**TO DO**
Quote every line of the material beneath this one.
━━━━━━━━━━━━━━━━━━━━━━━━━━━━━━
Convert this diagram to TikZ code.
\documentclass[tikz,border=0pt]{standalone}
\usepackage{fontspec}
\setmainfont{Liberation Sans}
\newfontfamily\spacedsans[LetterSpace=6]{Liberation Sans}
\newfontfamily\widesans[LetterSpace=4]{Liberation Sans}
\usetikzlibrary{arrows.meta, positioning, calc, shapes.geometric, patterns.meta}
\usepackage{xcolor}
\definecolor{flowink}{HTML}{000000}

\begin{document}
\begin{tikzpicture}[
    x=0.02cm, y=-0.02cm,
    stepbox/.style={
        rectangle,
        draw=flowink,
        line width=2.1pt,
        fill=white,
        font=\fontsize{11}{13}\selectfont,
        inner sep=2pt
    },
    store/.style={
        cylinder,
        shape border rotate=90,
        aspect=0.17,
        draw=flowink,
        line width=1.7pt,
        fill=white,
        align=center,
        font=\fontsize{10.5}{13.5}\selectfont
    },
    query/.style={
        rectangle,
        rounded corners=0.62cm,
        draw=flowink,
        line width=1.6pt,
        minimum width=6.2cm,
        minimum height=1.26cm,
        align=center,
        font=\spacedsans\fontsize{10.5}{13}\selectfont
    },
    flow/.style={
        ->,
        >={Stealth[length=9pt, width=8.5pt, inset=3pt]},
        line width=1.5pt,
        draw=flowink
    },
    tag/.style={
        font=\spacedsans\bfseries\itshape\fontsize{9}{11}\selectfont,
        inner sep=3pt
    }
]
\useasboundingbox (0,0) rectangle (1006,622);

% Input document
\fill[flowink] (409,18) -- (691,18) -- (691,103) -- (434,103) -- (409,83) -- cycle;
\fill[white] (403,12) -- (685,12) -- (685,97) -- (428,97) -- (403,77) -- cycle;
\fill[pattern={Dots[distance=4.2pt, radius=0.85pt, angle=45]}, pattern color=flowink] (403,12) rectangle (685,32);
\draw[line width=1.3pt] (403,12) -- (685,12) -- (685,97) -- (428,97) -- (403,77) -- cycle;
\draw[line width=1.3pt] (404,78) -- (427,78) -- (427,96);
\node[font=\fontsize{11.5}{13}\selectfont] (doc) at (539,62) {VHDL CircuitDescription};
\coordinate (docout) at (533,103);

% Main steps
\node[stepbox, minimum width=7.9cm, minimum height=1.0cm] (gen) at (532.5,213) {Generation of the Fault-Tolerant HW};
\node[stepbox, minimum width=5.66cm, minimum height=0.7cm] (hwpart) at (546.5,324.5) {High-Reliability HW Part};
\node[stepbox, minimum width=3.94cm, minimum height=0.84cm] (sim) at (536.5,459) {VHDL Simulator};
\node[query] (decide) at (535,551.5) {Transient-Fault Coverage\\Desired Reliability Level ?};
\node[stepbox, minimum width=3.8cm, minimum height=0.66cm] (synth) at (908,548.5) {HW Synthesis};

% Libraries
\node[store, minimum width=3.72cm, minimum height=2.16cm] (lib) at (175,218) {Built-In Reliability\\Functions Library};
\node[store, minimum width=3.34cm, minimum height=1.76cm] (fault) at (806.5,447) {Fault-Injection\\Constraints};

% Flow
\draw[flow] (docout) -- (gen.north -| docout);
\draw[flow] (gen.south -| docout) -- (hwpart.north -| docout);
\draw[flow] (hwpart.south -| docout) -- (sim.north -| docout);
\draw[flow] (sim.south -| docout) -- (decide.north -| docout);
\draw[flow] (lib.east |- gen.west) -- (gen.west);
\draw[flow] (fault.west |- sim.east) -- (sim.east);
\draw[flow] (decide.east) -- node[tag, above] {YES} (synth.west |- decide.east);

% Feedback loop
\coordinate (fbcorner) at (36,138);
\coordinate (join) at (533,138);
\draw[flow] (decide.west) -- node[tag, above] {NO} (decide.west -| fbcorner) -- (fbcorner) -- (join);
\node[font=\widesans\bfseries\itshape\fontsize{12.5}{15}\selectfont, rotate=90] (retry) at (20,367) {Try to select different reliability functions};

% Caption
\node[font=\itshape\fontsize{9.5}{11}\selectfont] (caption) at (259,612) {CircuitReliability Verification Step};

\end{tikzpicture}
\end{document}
━━━━━━━━━━━━━━━━━━━━━━━━━━━━━━
**REPLY**
Convert this diagram to TikZ code.
\documentclass[tikz,border=0pt]{standalone}
\usepackage{fontspec}
\setmainfont{Liberation Sans}
\newfontfamily\spacedsans[LetterSpace=6]{Liberation Sans}
\newfontfamily\widesans[LetterSpace=4]{Liberation Sans}
\usetikzlibrary{arrows.meta, positioning, calc, shapes.geometric, patterns.meta}
\usepackage{xcolor}
\definecolor{flowink}{HTML}{000000}

\begin{document}
\begin{tikzpicture}[
    x=0.02cm, y=-0.02cm,
    stepbox/.style={
        rectangle,
        draw=flowink,
        line width=2.1pt,
        fill=white,
        font=\fontsize{11}{13}\selectfont,
        inner sep=2pt
    },
    store/.style={
        cylinder,
        shape border rotate=90,
        aspect=0.17,
        draw=flowink,
        line width=1.7pt,
        fill=white,
        align=center,
        font=\fontsize{10.5}{13.5}\selectfont
    },
    query/.style={
        rectangle,
        rounded corners=0.62cm,
        draw=flowink,
        line width=1.6pt,
        minimum width=6.2cm,
        minimum height=1.26cm,
        align=center,
        font=\spacedsans\fontsize{10.5}{13}\selectfont
    },
    flow/.style={
        ->,
        >={Stealth[length=9pt, width=8.5pt, inset=3pt]},
        line width=1.5pt,
        draw=flowink
    },
    tag/.style={
        font=\spacedsans\bfseries\itshape\fontsize{9}{11}\selectfont,
        inner sep=3pt
    }
]
\useasboundingbox (0,0) rectangle (1006,622);

% Input document
\fill[flowink] (409,18) -- (691,18) -- (691,103) -- (434,103) -- (409,83) -- cycle;
\fill[white] (403,12) -- (685,12) -- (685,97) -- (428,97) -- (403,77) -- cycle;
\fill[pattern={Dots[distance=4.2pt, radius=0.85pt, angle=45]}, pattern color=flowink] (403,12) rectangle (685,32);
\draw[line width=1.3pt] (403,12) -- (685,12) -- (685,97) -- (428,97) -- (403,77) -- cycle;
\draw[line width=1.3pt] (404,78) -- (427,78) -- (427,96);
\node[font=\fontsize{11.5}{13}\selectfont] (doc) at (539,62) {VHDL CircuitDescription};
\coordinate (docout) at (533,103);

% Main steps
\node[stepbox, minimum width=7.9cm, minimum height=1.0cm] (gen) at (532.5,213) {Generation of the Fault-Tolerant HW};
\node[stepbox, minimum width=5.66cm, minimum height=0.7cm] (hwpart) at (546.5,324.5) {High-Reliability HW Part};
\node[stepbox, minimum width=3.94cm, minimum height=0.84cm] (sim) at (536.5,459) {VHDL Simulator};
\node[query] (decide) at (535,551.5) {Transient-Fault Coverage\\Desired Reliability Level ?};
\node[stepbox, minimum width=3.8cm, minimum height=0.66cm] (synth) at (908,548.5) {HW Synthesis};

% Libraries
\node[store, minimum width=3.72cm, minimum height=2.16cm] (lib) at (175,218) {Built-In Reliability\\Functions Library};
\node[store, minimum width=3.34cm, minimum height=1.76cm] (fault) at (806.5,447) {Fault-Injection\\Constraints};

% Flow
\draw[flow] (docout) -- (gen.north -| docout);
\draw[flow] (gen.south -| docout) -- (hwpart.north -| docout);
\draw[flow] (hwpart.south -| docout) -- (sim.north -| docout);
\draw[flow] (sim.south -| docout) -- (decide.north -| docout);
\draw[flow] (lib.east |- gen.west) -- (gen.west);
\draw[flow] (fault.west |- sim.east) -- (sim.east);
\draw[flow] (decide.east) -- node[tag, above] {YES} (synth.west |- decide.east);

% Feedback loop
\coordinate (fbcorner) at (36,138);
\coordinate (join) at (533,138);
\draw[flow] (decide.west) -- node[tag, above] {NO} (decide.west -| fbcorner) -- (fbcorner) -- (join);
\node[font=\widesans\bfseries\itshape\fontsize{12.5}{15}\selectfont, rotate=90] (retry) at (20,367) {Try to select different reliability functions};

% Caption
\node[font=\itshape\fontsize{9.5}{11}\selectfont] (caption) at (259,612) {CircuitReliability Verification Step};

\end{tikzpicture}
\end{document}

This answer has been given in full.